Sanchez di nuovo premier in Spagna
La penisola iberica è rimasta l'unico grande Paese europeo governato da ministri progressisti
ln Spagna il confuso esito elettorale dello scorso luglio ha dato luogo a un Governo nuovamente presieduto dal leader socialista Pedro Sanchez. In meno di 6 mesi Sanchez è riuscito a compiere una sorta di miracolo politico: dopo il flop di maggio alle ammnistrative, la sua carriera politica sembrava ormai al tramonto.
Ora invece è di nuovo alla Moncloa, confermandosi il punto di riferimento di tutta la sinistra europea in crisi. Le elezioni da lui stesso anticipate a sorpresa a luglio, hanno spiazzato il Centrodestra del Partito popolare e soprattutto l’estrema destra di Vox, per la quale Giorgia Meloni aveva fatto campagna elettorale. E che ha invece subito una netta battuta d’arresto.
Gli indipendentisti catalani
Il Partito popolare ha vinto le elezioni politiche ma la coalizione di Centrodestra non è stata abbastanza forte da riuscire a esprimere un Governo e un premier. Il Centrosinistra di Sanchez, che sembrava destinato a una sonora sconfitta, ha invece tenuto bene, consentendo alla fine al premier uscente di restare in carica. Tuttavia Sanchez guiderà una Spagna profondamente spaccata e scossa da forti proteste di piazza, spesso violente.
Un ampio settore della società spagnola non perdona al primo ministro di aver concesso l’amnistia agli indipendentisti catalani in cambio dei loro voti per sostenere la nuova maggioranza parlamentare. Il timore di molti è che questo sia il primo passo verso la fine dell’unità nazionale. Sanchez, invece, pensa il contrario. Per lui l’accordo rafforza “la convivenza e gli interessi della Spagna“. E soprattutto permette la nascita di Governo progressista, un “muro” all‘avanzata dell’estrema destra.
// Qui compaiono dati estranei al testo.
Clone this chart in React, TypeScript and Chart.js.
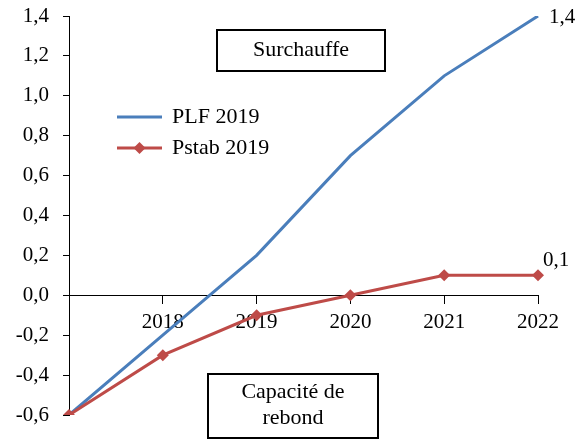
import { useEffect, useRef } from 'react';
import { Chart, registerables } from 'chart.js';

Chart.register(...registerables);

const categories = ['', '2018', '2019', '2020', '2021', '2022'];
const plf2019 = [-0.6, -0.2, 0.2, 0.7, 1.1, 1.4];
const pstab2019 = [-0.6, -0.3, -0.1, 0.0, 0.1, 0.1];
const seriesNames = ['PLF 2019', 'Pstab 2019'];
const yMin = -0.6;
const yMax = 1.4;
const yStep = 0.2;
const endLabels = ['1,4', '0,1'];
const boxTop = 'Surchauffe';
const boxBottom = ['Capacité de', 'rebond'];

const BLUE = '#4A7EBB';
const RED = '#BE4B48';
const FONT_FAMILY = '"Liberation Serif", "Times New Roman", serif';
const FONT_SIZE = 21;
const TEXT_SIZE = 22;

const fmt = (v: number) => v.toFixed(1).replace('.', ',');

const annotPlugin = {
  id: 'annot',
  afterDraw(chart: any) {
    const ctx = chart.ctx as CanvasRenderingContext2D;
    ctx.save();
    ctx.font = `${FONT_SIZE}px ${FONT_FAMILY}`;
    ctx.fillStyle = '#000';
    ctx.textBaseline = 'middle';

    // end labels
    const m0 = chart.getDatasetMeta(0).data;
    const m1 = chart.getDatasetMeta(1).data;
    const p0 = m0[m0.length - 1];
    const p1 = m1[m1.length - 1];
    ctx.textAlign = 'left';
    ctx.fillText(endLabels[0], p0.x + 11, p0.y + 1);
    ctx.fillText(endLabels[1], p1.x + 5, p1.y - 15);

    ctx.font = `${TEXT_SIZE}px ${FONT_FAMILY}`;
    // legend
    const colors = [BLUE, RED];
    const ly = [117, 148];
    for (let i = 0; i < 2; i++) {
      ctx.strokeStyle = colors[i];
      ctx.lineWidth = 3;
      ctx.beginPath();
      ctx.moveTo(117, ly[i]);
      ctx.lineTo(162, ly[i]);
      ctx.stroke();
      if (i === 1) {
        ctx.fillStyle = RED;
        ctx.beginPath();
        ctx.moveTo(139.5, ly[i] - 6);
        ctx.lineTo(145.5, ly[i]);
        ctx.lineTo(139.5, ly[i] + 6);
        ctx.lineTo(133.5, ly[i]);
        ctx.closePath();
        ctx.fill();
      }
      ctx.fillStyle = '#000';
      ctx.textAlign = 'left';
      ctx.fillText(seriesNames[i], 172, ly[i]);
    }

    // boxes
    ctx.strokeStyle = '#000';
    ctx.lineWidth = 2;
    ctx.strokeRect(217, 30, 168, 41);
    ctx.textAlign = 'center';
    ctx.fillText(boxTop, 301, 50);

    ctx.strokeRect(208, 374, 170, 64);
    ctx.fillText(boxBottom[0], 293, 392);
    ctx.fillText(boxBottom[1], 293, 418);
    ctx.restore();
  },
};

export default function App() {
  const ref = useRef<HTMLCanvasElement>(null);
  useEffect(() => {
    const font = { family: FONT_FAMILY, size: FONT_SIZE };
    const chart = new Chart(ref.current!, {
      type: 'line',
      data: {
        labels: categories,
        datasets: [
          {
            label: seriesNames[0],
            data: plf2019,
            borderColor: BLUE,
            backgroundColor: BLUE,
            borderWidth: 3,
            pointRadius: 0,
            tension: 0,
            order: 1,
          },
          {
            label: seriesNames[1],
            data: pstab2019,
            borderColor: RED,
            backgroundColor: RED,
            borderWidth: 3,
            pointStyle: 'rectRot',
            pointRadius: 6,
            pointBorderWidth: 0,
            tension: 0,
            order: 0,
          },
        ],
      },
      options: {
        animation: false,
        responsive: false,
        layout: { padding: { top: 16, right: 46, bottom: 28, left: 0 } },
        plugins: { legend: { display: false }, tooltip: { enabled: false } },
        scales: {
          x: {
            type: 'category',
            position: { y: 0 } as any,
            offset: false,
            grid: { drawOnChartArea: false, drawTicks: true, tickLength: 8, color: '#000' },
            border: { color: '#000', width: 1 },
            ticks: { color: '#000', font, padding: 7, maxRotation: 0, autoSkip: false },
          },
          y: {
            min: yMin,
            max: yMax,
            ticks: {
              stepSize: yStep,
              color: '#000',
              font,
              padding: 14,
              callback: (v: any) => fmt(Number(v)),
            },
            grid: { drawOnChartArea: false, drawTicks: true, tickLength: 6, color: '#000' },
            border: { color: '#000', width: 1 },
            afterFit: (s: any) => {
              s.width = 69;
              s.paddingTop = 0;
              s.paddingBottom = 0;
            },
          },
        },
      },
      plugins: [annotPlugin],
    });
    return () => chart.destroy();
  }, []);
  return (
    <div style={{ position: 'absolute', left: 0, top: 0, width: 584, height: 443 }}>
      <canvas ref={ref} width={584} height={443} />
    </div>
  );
}
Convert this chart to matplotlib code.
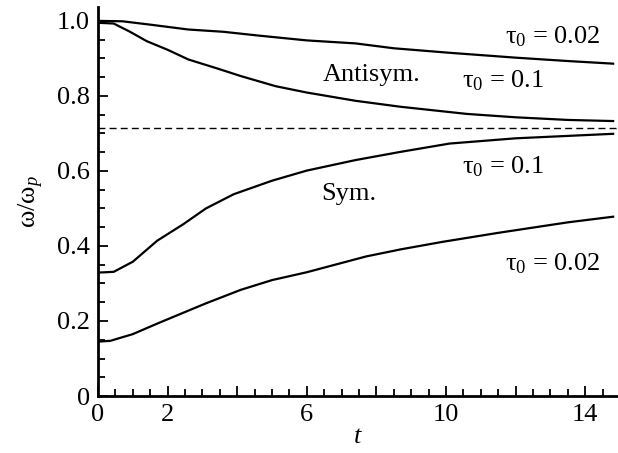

Proprio le difficoltà della destra, con un Partito popolare (Pp) spesso appiattito sulle tesi radicali di Vox, hanno aiutato il premier a ridurre le distanze con i partiti più piccoli. Se il Pp ha tentato, invano, di dialogare con alcuni di loro, Vox ha già presentato una proposta per metterli tutti fuori legge.
“Sanchez ostaggio dei piccoli partiti”
Ad ogni modo, per il leader del Pp, Alberto Nunez Feijòo, il Governo sarà “ostaggio dei catalanisti“. Quindi annuncia ricorsi a Bruxelles per dimostrare che a Madrid si sta violando il diritto europeo. Come in passato in Polonia e in Ungheria. Impresa difficile, almeno a giudicare dalle congratulazioni che sono arrivate a Sanchez dai vertici europei, da Charles Michel a Ursula von der Leyen. Il capo di Vox, Santiago Abascal, invece va molto oltre. In aula ha definito Sanchez un “golpista“, paragonandolo addirittura a Hitler: “Anche lui è arrivato al potere con i voti e poi ha liquidato la democrazia“.
Frasi che gettano benzina sul fuoco di una protesta, quella dei neofascisti davanti alla sede del Psoe, che va avanti da molti giorni provocando gravi incidenti. Posizioni radicali che fanno indignare Aitor Esteban, il leader del Partito nazionalista basco (Pnv): “Non mi piace chi sovverte in piazza l’esito elettorale. La macchina del Pp è grippata perché usa l’olio di Vox“.
La fiducia per soli 8 voti
In questo contesto, Sanchez incassa la fiducia del Congresso: 179 sì, cioè la somma della sinistra con i partiti indipendentisti e nazionalisti, mentre la destra del Pp e Vox è ferma a 171. Tutti pensavano che il suo ritorno al Governo fosse una “mission impossible“. Ma Sanchez l’ha trasformata in una “missione compiuta“.
Ovviamente i prossimi mesi saranno difficilissimi. Il suo Governo, come denuncia il Pp, rischia di essere fortemente condizionato dai voti dei catalani di Junts. Anche le manifestazioni non si placheranno facilmente. Le giunte regionali in mano alla destra, e persino i giudici, non gli daranno tregua. Però tutto questo riguarda il domani. Quanto a oggi, grazie a Sanchez, la Spagna rimane l’unico grande paese europeo governato esclusivamente da ministri progressisti. Cosa insperata per la sinistra appena lo scorso mese di maggio.